Please write out the complete listing that follows, exactly as it reads.

# # # # #

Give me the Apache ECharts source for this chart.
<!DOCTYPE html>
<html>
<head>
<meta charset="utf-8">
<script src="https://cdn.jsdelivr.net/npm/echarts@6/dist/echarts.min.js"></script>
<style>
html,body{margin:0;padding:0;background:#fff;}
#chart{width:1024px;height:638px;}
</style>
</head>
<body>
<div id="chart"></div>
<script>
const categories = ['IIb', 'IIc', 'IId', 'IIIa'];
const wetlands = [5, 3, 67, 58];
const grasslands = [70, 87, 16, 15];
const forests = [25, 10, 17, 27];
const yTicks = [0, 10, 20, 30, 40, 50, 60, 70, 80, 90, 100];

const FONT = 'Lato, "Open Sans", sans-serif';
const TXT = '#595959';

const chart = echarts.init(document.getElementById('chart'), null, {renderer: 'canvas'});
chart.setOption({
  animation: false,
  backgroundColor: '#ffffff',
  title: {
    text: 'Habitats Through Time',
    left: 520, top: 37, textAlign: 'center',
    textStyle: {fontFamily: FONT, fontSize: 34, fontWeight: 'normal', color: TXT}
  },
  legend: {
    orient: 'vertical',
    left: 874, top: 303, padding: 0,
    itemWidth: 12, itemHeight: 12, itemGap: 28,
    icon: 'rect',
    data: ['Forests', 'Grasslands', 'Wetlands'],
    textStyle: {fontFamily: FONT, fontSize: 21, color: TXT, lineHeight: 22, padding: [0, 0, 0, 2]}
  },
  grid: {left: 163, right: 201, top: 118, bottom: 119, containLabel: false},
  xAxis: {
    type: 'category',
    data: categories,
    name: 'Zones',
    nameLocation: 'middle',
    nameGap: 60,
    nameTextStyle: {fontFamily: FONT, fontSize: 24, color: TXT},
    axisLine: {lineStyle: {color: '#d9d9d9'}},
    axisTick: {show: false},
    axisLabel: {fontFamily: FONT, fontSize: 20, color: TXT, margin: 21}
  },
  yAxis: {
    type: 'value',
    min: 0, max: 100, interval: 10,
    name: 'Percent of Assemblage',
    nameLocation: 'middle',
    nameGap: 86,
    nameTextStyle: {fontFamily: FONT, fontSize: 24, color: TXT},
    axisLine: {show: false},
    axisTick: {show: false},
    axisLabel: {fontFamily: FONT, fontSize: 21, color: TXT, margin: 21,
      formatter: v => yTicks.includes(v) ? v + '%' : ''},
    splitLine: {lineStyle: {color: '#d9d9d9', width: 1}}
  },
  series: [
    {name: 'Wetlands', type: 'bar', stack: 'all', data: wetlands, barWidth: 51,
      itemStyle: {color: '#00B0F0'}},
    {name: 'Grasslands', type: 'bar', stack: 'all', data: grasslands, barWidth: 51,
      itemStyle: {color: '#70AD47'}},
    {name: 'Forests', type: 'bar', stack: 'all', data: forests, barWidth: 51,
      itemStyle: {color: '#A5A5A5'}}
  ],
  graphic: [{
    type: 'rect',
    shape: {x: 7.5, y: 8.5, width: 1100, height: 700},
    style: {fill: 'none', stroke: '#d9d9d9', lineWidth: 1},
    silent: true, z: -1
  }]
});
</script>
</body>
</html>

# # # # #

SOLUTION FOR THIS PROBLEM:
Give me the Apache ECharts source for this chart.
<!DOCTYPE html>
<html>
<head>
<meta charset="utf-8">
<script src="https://cdn.jsdelivr.net/npm/echarts@6/dist/echarts.min.js"></script>
<style>
html,body{margin:0;padding:0;background:#fff;}
#chart{width:1024px;height:638px;}
</style>
</head>
<body>
<div id="chart"></div>
<script>
const categories = ['IIb', 'IIc', 'IId', 'IIIa'];
const wetlands = [5, 3, 67, 58];
const grasslands = [70, 87, 16, 15];
const forests = [25, 10, 17, 27];
const yTicks = [0, 10, 20, 30, 40, 50, 60, 70, 80, 90, 100];

const FONT = 'Lato, "Open Sans", sans-serif';
const TXT = '#595959';

const chart = echarts.init(document.getElementById('chart'), null, {renderer: 'canvas'});
chart.setOption({
  animation: false,
  backgroundColor: '#ffffff',
  title: {
    text: 'Habitats Through Time',
    left: 520, top: 37, textAlign: 'center',
    textStyle: {fontFamily: FONT, fontSize: 34, fontWeight: 'normal', color: TXT}
  },
  legend: {
    orient: 'vertical',
    left: 874, top: 303, padding: 0,
    itemWidth: 12, itemHeight: 12, itemGap: 28,
    icon: 'rect',
    data: ['Forests', 'Grasslands', 'Wetlands'],
    textStyle: {fontFamily: FONT, fontSize: 21, color: TXT, lineHeight: 22, padding: [0, 0, 0, 2]}
  },
  grid: {left: 163, right: 201, top: 118, bottom: 119, containLabel: false},
  xAxis: {
    type: 'category',
    data: categories,
    name: 'Zones',
    nameLocation: 'middle',
    nameGap: 60,
    nameTextStyle: {fontFamily: FONT, fontSize: 24, color: TXT},
    axisLine: {lineStyle: {color: '#d9d9d9'}},
    axisTick: {show: false},
    axisLabel: {fontFamily: FONT, fontSize: 20, color: TXT, margin: 21}
  },
  yAxis: {
    type: 'value',
    min: 0, max: 100, interval: 10,
    name: 'Percent of Assemblage',
    nameLocation: 'middle',
    nameGap: 86,
    nameTextStyle: {fontFamily: FONT, fontSize: 24, color: TXT},
    axisLine: {show: false},
    axisTick: {show: false},
    axisLabel: {fontFamily: FONT, fontSize: 21, color: TXT, margin: 21,
      formatter: v => yTicks.includes(v) ? v + '%' : ''},
    splitLine: {lineStyle: {color: '#d9d9d9', width: 1}}
  },
  series: [
    {name: 'Wetlands', type: 'bar', stack: 'all', data: wetlands, barWidth: 51,
      itemStyle: {color: '#00B0F0'}},
    {name: 'Grasslands', type: 'bar', stack: 'all', data: grasslands, barWidth: 51,
      itemStyle: {color: '#70AD47'}},
    {name: 'Forests', type: 'bar', stack: 'all', data: forests, barWidth: 51,
      itemStyle: {color: '#A5A5A5'}}
  ],
  graphic: [{
    type: 'rect',
    shape: {x: 7.5, y: 8.5, width: 1100, height: 700},
    style: {fill: 'none', stroke: '#d9d9d9', lineWidth: 1},
    silent: true, z: -1
  }]
});
</script>
</body>
</html>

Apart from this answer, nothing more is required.